GIVEN INSTRUCTION:
Can you restate the lines of the entries below, word for word, from the first one through the line that includes "L, T, PW, PH"?

EXERCISE INPUTS:
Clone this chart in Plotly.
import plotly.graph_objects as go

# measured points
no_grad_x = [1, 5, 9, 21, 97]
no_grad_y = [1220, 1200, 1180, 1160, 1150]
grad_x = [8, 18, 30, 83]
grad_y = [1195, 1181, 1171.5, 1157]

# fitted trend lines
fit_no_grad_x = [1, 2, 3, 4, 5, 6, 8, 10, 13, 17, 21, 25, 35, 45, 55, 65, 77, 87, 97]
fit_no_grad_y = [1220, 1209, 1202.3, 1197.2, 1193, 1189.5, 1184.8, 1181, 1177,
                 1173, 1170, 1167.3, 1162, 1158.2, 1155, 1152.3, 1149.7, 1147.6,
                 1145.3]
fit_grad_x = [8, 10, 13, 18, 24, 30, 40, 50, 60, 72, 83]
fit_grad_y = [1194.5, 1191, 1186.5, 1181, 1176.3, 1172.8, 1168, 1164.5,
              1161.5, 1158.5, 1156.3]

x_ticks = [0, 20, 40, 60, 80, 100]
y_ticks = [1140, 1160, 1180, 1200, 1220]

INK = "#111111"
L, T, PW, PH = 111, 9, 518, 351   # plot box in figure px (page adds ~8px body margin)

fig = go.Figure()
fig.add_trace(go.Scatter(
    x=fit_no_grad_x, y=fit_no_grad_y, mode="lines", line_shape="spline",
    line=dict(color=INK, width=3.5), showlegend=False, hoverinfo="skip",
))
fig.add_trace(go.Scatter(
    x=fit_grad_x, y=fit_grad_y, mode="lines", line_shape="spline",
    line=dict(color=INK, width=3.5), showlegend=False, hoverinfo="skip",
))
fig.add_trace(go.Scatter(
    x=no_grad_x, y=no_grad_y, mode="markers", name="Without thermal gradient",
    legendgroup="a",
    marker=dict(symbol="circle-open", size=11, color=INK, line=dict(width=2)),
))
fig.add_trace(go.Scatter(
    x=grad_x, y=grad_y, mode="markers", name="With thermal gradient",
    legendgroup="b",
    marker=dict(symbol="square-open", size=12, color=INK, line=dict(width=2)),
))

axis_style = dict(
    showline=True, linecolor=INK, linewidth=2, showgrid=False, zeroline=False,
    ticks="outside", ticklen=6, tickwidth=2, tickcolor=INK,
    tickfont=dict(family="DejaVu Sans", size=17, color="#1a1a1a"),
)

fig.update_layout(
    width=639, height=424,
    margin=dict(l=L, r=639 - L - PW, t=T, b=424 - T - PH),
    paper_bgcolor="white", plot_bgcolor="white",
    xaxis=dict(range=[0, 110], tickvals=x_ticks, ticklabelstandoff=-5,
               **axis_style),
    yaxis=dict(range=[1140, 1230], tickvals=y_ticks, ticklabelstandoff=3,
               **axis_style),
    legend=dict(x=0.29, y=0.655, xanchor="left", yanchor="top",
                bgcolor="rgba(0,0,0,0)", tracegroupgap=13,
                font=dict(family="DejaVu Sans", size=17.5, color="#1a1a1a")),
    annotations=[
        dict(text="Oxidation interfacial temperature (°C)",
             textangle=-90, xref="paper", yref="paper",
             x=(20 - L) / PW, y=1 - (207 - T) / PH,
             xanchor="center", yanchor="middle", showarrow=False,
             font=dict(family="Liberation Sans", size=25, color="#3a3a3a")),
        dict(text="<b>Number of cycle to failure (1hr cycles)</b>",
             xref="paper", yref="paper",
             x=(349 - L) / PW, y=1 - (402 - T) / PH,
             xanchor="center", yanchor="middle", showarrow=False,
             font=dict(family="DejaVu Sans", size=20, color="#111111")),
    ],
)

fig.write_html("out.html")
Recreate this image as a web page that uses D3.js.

EXERCISE RESPONSE:
Clone this chart in Plotly.
import plotly.graph_objects as go

# measured points
no_grad_x = [1, 5, 9, 21, 97]
no_grad_y = [1220, 1200, 1180, 1160, 1150]
grad_x = [8, 18, 30, 83]
grad_y = [1195, 1181, 1171.5, 1157]

# fitted trend lines
fit_no_grad_x = [1, 2, 3, 4, 5, 6, 8, 10, 13, 17, 21, 25, 35, 45, 55, 65, 77, 87, 97]
fit_no_grad_y = [1220, 1209, 1202.3, 1197.2, 1193, 1189.5, 1184.8, 1181, 1177,
                 1173, 1170, 1167.3, 1162, 1158.2, 1155, 1152.3, 1149.7, 1147.6,
                 1145.3]
fit_grad_x = [8, 10, 13, 18, 24, 30, 40, 50, 60, 72, 83]
fit_grad_y = [1194.5, 1191, 1186.5, 1181, 1176.3, 1172.8, 1168, 1164.5,
              1161.5, 1158.5, 1156.3]

x_ticks = [0, 20, 40, 60, 80, 100]
y_ticks = [1140, 1160, 1180, 1200, 1220]

INK = "#111111"
L, T, PW, PH = 111, 9, 518, 351   # plot box in figure px (page adds ~8px body margin)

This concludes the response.